Jesuitical

Blaise Pascal was a great critic of Jesuit casuistry, and coined the pejorative adjective “Jesuitical,” meaning “crafty; practicing equivocation or overly subtle rationalization.” That may not have been fair to the Jesuits of Pascal’s day, but the image of the sly, deceptive Jesuit stuck.

More recently, among many orthodox Catholics, the Jesuit order has become associated with dissent and “progressive” theological heterodoxy, which, again, may or may not be fair.

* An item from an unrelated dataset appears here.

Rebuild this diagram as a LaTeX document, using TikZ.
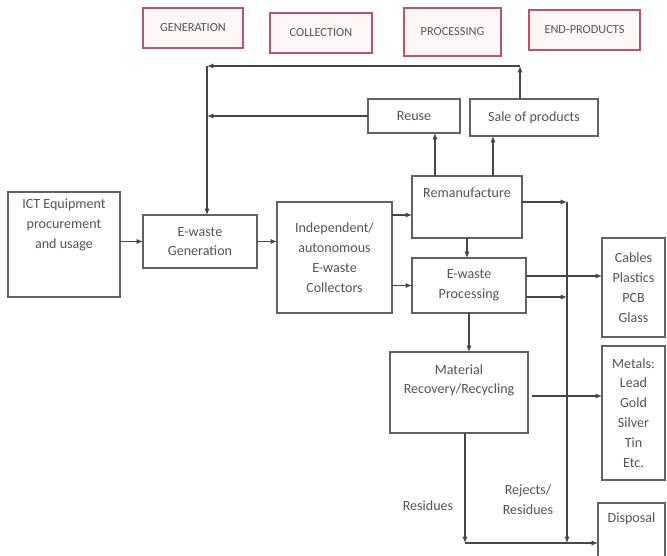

Soon, though—if Last Temptation of Christ filmmakers Paul Schrader and Willem Dafoe have their way—the Jesuit name could carry another connotation entirely: hyper-violent criminal reign of terror?

From ComingSoon.net:

In The Jesuit, a man comes out of prison in south Texas: “Neto” wants only a new life, far removed from his violent past. Just when it seems he might regain his wife and ten-year old son, she is brutally murdered and the boy kidnapped. Neto must abandon his dream of happiness in an explosive return to methods that made him the most feared man in Texas, and earned him the nickname … the Jesuit.

Say what?

First Dan Brown imbued the name “Opus Dei” with sinister, murderous connotations; if people think of anything at all in connection with the name “Opus Dei,” it’s “albino assassin monk.”

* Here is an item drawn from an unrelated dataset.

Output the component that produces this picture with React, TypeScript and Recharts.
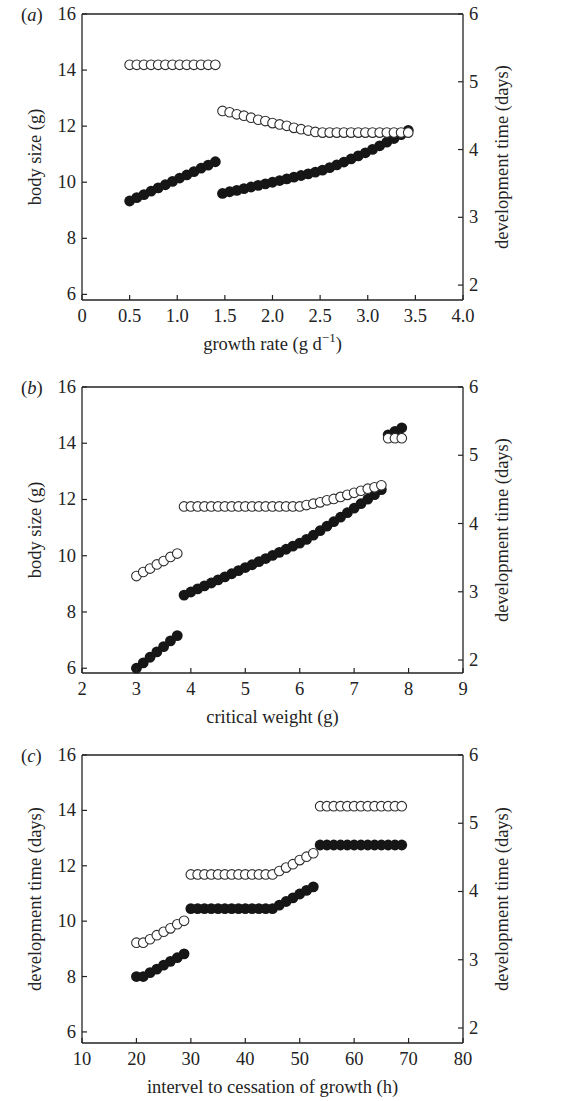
import React from "react";
import { ScatterChart, Scatter, XAxis, YAxis, ReferenceLine } from "recharts";

const INK = "#232323";
const FONT = "'Liberation Serif', 'DejaVu Serif', serif";
const txt = { fontSize: 18.5, fontFamily: FONT, fill: INK };

// (a) growth rate (g/d) vs body size (g) and development time (days)
const rateA1 = [0.5, 0.575, 0.65, 0.725, 0.8, 0.875, 0.95, 1.025, 1.1, 1.175, 1.25, 1.325, 1.4];
const sizeA1 = [9.33, 9.45, 9.56, 9.68, 9.8, 9.91, 10.03, 10.15, 10.26, 10.38, 10.5, 10.61, 10.73];
const timeA1 = [5.25, 5.25, 5.25, 5.25, 5.25, 5.25, 5.25, 5.25, 5.25, 5.25, 5.25, 5.25, 5.25];
const rateA2 = [1.475, 1.55, 1.625, 1.7, 1.775, 1.85, 1.925, 2.0, 2.075, 2.15, 2.225, 2.3, 2.375, 2.45, 2.525, 2.6, 2.675, 2.75, 2.825, 2.9, 2.975, 3.05, 3.125, 3.2, 3.275, 3.35, 3.425];
const sizeA2 = [9.6, 9.66, 9.71, 9.77, 9.83, 9.89, 9.94, 10.0, 10.06, 10.12, 10.18, 10.24, 10.3, 10.36, 10.43, 10.52, 10.62, 10.72, 10.83, 10.94, 11.05, 11.17, 11.3, 11.43, 11.56, 11.7, 11.85];
const timeA2 = [4.57, 4.55, 4.52, 4.5, 4.47, 4.44, 4.42, 4.39, 4.37, 4.35, 4.32, 4.3, 4.28, 4.26, 4.25, 4.25, 4.25, 4.25, 4.25, 4.25, 4.25, 4.25, 4.25, 4.25, 4.25, 4.25, 4.25];

// (b) critical weight (g)
const cwB1 = [3.0, 3.125, 3.25, 3.375, 3.5, 3.625, 3.75];
const sizeB1 = [6.0, 6.19, 6.39, 6.58, 6.77, 6.97, 7.16];
const timeB1 = [3.23, 3.29, 3.34, 3.4, 3.45, 3.51, 3.56];
const cwB2 = [3.875, 4.0, 4.125, 4.25, 4.375, 4.5, 4.625, 4.75, 4.875, 5.0, 5.125, 5.25, 5.375, 5.5, 5.625, 5.75, 5.875, 6.0, 6.125, 6.25, 6.375, 6.5, 6.625, 6.75, 6.875, 7.0, 7.125, 7.25, 7.375, 7.5];
const sizeB2 = [8.6, 8.71, 8.82, 8.93, 9.03, 9.14, 9.25, 9.36, 9.47, 9.58, 9.68, 9.79, 9.9, 10.01, 10.12, 10.23, 10.34, 10.45, 10.58, 10.73, 10.89, 11.05, 11.21, 11.37, 11.53, 11.69, 11.85, 12.01, 12.17, 12.35];
const timeB2 = [4.25, 4.25, 4.25, 4.25, 4.25, 4.25, 4.25, 4.25, 4.25, 4.25, 4.25, 4.25, 4.25, 4.25, 4.25, 4.25, 4.25, 4.25, 4.27, 4.29, 4.31, 4.34, 4.36, 4.39, 4.42, 4.45, 4.48, 4.51, 4.53, 4.56];
const cwB3 = [7.625, 7.75, 7.875];
const sizeB3 = [14.3, 14.42, 14.55];
const timeB3 = [5.25, 5.25, 5.25];

// (c) interval to cessation of growth (h)
const hC1 = [20, 21.25, 22.5, 23.75, 25, 26.25, 27.5, 28.75];
const sizeC1 = [8.0, 8.0, 8.14, 8.27, 8.41, 8.55, 8.68, 8.82];
const timeC1 = [3.25, 3.25, 3.3, 3.36, 3.41, 3.46, 3.52, 3.57];
const hC2 = [30, 31.25, 32.5, 33.75, 35, 36.25, 37.5, 38.75, 40, 41.25, 42.5, 43.75, 45, 46.25, 47.5, 48.75, 50, 51.25, 52.5];
const sizeC2 = [10.45, 10.45, 10.45, 10.45, 10.45, 10.45, 10.45, 10.45, 10.45, 10.45, 10.45, 10.45, 10.45, 10.58, 10.71, 10.84, 10.98, 11.11, 11.24];
const timeC2 = [4.25, 4.25, 4.25, 4.25, 4.25, 4.25, 4.25, 4.25, 4.25, 4.25, 4.25, 4.25, 4.25, 4.3, 4.35, 4.4, 4.46, 4.51, 4.56];
const hC3 = [53.75, 55, 56.25, 57.5, 58.75, 60, 61.25, 62.5, 63.75, 65, 66.25, 67.5, 68.75];
const sizeC3 = [12.75, 12.75, 12.75, 12.75, 12.75, 12.75, 12.75, 12.75, 12.75, 12.75, 12.75, 12.75, 12.75];
const timeC3 = [5.25, 5.25, 5.25, 5.25, 5.25, 5.25, 5.25, 5.25, 5.25, 5.25, 5.25, 5.25, 5.25];

const ticksA = [0, 0.5, 1, 1.5, 2, 2.5, 3, 3.5, 4];
const ticksB = [2, 3, 4, 5, 6, 7, 8, 9];
const ticksC = [10, 20, 30, 40, 50, 60, 70, 80];
const leftTicks = [6, 8, 10, 12, 14, 16];
const rightTicks = [2, 3, 4, 5, 6];

type Pt = { x: number; y: number };
const zip = (xs: number[], ys: number[]): Pt[] => xs.map((x, i) => ({ x, y: ys[i] }));

const Dot = (p: any) => <circle cx={p.cx} cy={p.cy} r={5.4} fill="#161616" />;
const Ring = (p: any) => (
  <circle cx={p.cx} cy={p.cy} r={4.8} fill="#fff" stroke="#2e2e2e" strokeWidth={1.1} />
);

// inward tick marks, labels outside the frame
const LeftTick = ({ x, y, payload }: any) => (
  <g>
    <line x1={x} x2={x + 5} y1={y} y2={y} stroke={INK} strokeWidth={1.2} />
    <text x={x - 6} y={y} textAnchor="end" dominantBaseline="central" {...txt}>
      {payload.value}
    </text>
  </g>
);
const RightTick = ({ x, y, payload }: any) => (
  <g>
    <line x1={x} x2={x - 5} y1={y} y2={y} stroke={INK} strokeWidth={1.2} />
    <text x={x + 6} y={y} textAnchor="start" dominantBaseline="central" {...txt}>
      {payload.value}
    </text>
  </g>
);
const bottomTick = (fmt: (v: number) => string) => ({ x, y, payload }: any) => (
  <g>
    <line x1={x} x2={x} y1={y} y2={y - 5} stroke={INK} strokeWidth={1.2} />
    <text x={x} y={y + 16} textAnchor="middle" dominantBaseline="central" {...txt}>
      {fmt(payload.value)}
    </text>
  </g>
);

interface PanelProps {
  top: number;
  letter: string;
  plotH: number;
  xDomain: [number, number];
  xTicks: number[];
  fmtX: (v: number) => string;
  leftDomain: [number, number];
  rightDomain: [number, number];
  xTitle: React.ReactNode;
  leftTitle: string;
  rightTitle: string;
  filled: Pt[];
  open: Pt[];
}

const axisLine = { stroke: INK, strokeWidth: 1.3 };

const Panel = (p: PanelProps) => {
  const H = 14 + p.plotH + 60;
  return (
    <div style={{ position: "absolute", left: 0, top: p.top - 14 }}>
      <ScatterChart width={563} height={H} margin={{ top: 14, right: 50, bottom: 0, left: 32 }}>
        <XAxis
          type="number"
          dataKey="x"
          domain={p.xDomain}
          ticks={p.xTicks}
          interval={0}
          height={60}
          tickSize={0}
          tickMargin={0}
          axisLine={axisLine}
          tick={bottomTick(p.fmtX)}
          label={({ viewBox }: any) => (
            <text
              x={viewBox.x + viewBox.width / 2}
              y={viewBox.y + 44}
              textAnchor="middle"
              dominantBaseline="central"
              {...txt}
            >
              {p.xTitle}
            </text>
          )}
        />
        <YAxis
          yAxisId="left"
          type="number"
          dataKey="y"
          domain={p.leftDomain}
          ticks={leftTicks}
          interval={0}
          width={50}
          tickSize={0}
          tickMargin={0}
          axisLine={axisLine}
          tick={LeftTick}
          label={({ viewBox }: any) => {
            const cx = viewBox.x + 3;
            const cy = viewBox.y + viewBox.height / 2;
            return (
              <g>
                <text x={21} y={viewBox.y + 1} dominantBaseline="central" {...txt}>
                  (<tspan fontStyle="italic">{p.letter}</tspan>)
                </text>
                <text
                  x={cx}
                  y={cy}
                  transform={`rotate(-90, ${cx}, ${cy})`}
                  textAnchor="middle"
                  dominantBaseline="central"
                  {...txt}
                >
                  {p.leftTitle}
                </text>
              </g>
            );
          }}
        />
        <YAxis
          yAxisId="right"
          orientation="right"
          type="number"
          dataKey="y"
          domain={p.rightDomain}
          ticks={rightTicks}
          interval={0}
          width={50}
          tickSize={0}
          tickMargin={0}
          axisLine={axisLine}
          tick={RightTick}
          label={({ viewBox }: any) => {
            const cx = viewBox.x + 39;
            const cy = viewBox.y + viewBox.height / 2;
            return (
              <text
                x={cx}
                y={cy}
                transform={`rotate(-90, ${cx}, ${cy})`}
                textAnchor="middle"
                dominantBaseline="central"
                {...txt}
              >
                {p.rightTitle}
              </text>
            );
          }}
        />
        <ReferenceLine yAxisId="left" y={p.leftDomain[1]} stroke={INK} strokeWidth={1.3} />
        <Scatter yAxisId="left" data={p.filled} shape={Dot} isAnimationActive={false} />
        <Scatter yAxisId="right" data={p.open} shape={Ring} isAnimationActive={false} />
      </ScatterChart>
    </div>
  );
};

const fmtA = (v: number) => (v === 0 ? "0" : v.toFixed(1));
const fmtInt = (v: number) => String(v);

export default function App() {
  return (
    <div
      style={{
        position: "absolute",
        left: 0,
        top: 0,
        width: 563,
        height: 1101,
        background: "#fff",
        fontFamily: FONT,
      }}
    >
      <Panel
        top={14}
        letter="a"
        plotH={286}
        xDomain={[0, 4]}
        xTicks={ticksA}
        fmtX={fmtA}
        leftDomain={[5.8, 16]}
        rightDomain={[1.78, 6]}
        xTitle={
          <>
            growth rate (g d
            <tspan fontSize={13} dy={-7}>
              −1
            </tspan>
            <tspan dy={7}>)</tspan>
          </>
        }
        leftTitle="body size (g)"
        rightTitle="development time (days)"
        filled={[...zip(rateA1, sizeA1), ...zip(rateA2, sizeA2)]}
        open={[...zip(rateA1, timeA1), ...zip(rateA2, timeA2)]}
      />
      <Panel
        top={387}
        letter="b"
        plotH={286}
        xDomain={[2, 9]}
        xTicks={ticksB}
        fmtX={fmtInt}
        leftDomain={[5.83, 16]}
        rightDomain={[1.81, 6]}
        xTitle="critical weight (g)"
        leftTitle="body size (g)"
        rightTitle="development time (days)"
        filled={[...zip(cwB1, sizeB1), ...zip(cwB2, sizeB2), ...zip(cwB3, sizeB3)]}
        open={[...zip(cwB1, timeB1), ...zip(cwB2, timeB2), ...zip(cwB3, timeB3)]}
      />
      <Panel
        top={755}
        letter="c"
        plotH={288}
        xDomain={[10, 80]}
        xTicks={ticksC}
        fmtX={fmtInt}
        leftDomain={[5.6, 16]}
        rightDomain={[1.78, 6]}
        xTitle="intervel to cessation of growth (h)"
        leftTitle="development time (days)"
        rightTitle="development time (days)"
        filled={[...zip(hC1, sizeC1), ...zip(hC2, sizeC2), ...zip(hC3, sizeC3)]}
        open={[...zip(hC1, timeC1), ...zip(hC2, timeC2), ...zip(hC3, timeC3)]}
      />
    </div>
  );
}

Now, according to Schrader, if you’re a brutally violent criminal, the handle the world gives you is … “the Jesuit”?

What’s next? A Franciscan hit squad? Outlaw bikers called the Knights of Columbus? An international crime lord known only as “the Thomist”?

How about a thriller about a serial killer who plays Russian roulette with his victims, called Pascal’s Wager?

Whatever. Hey, who’s looking forward to Shrader’s follow-ups, The Mullah and The Hasid? Your thoughts?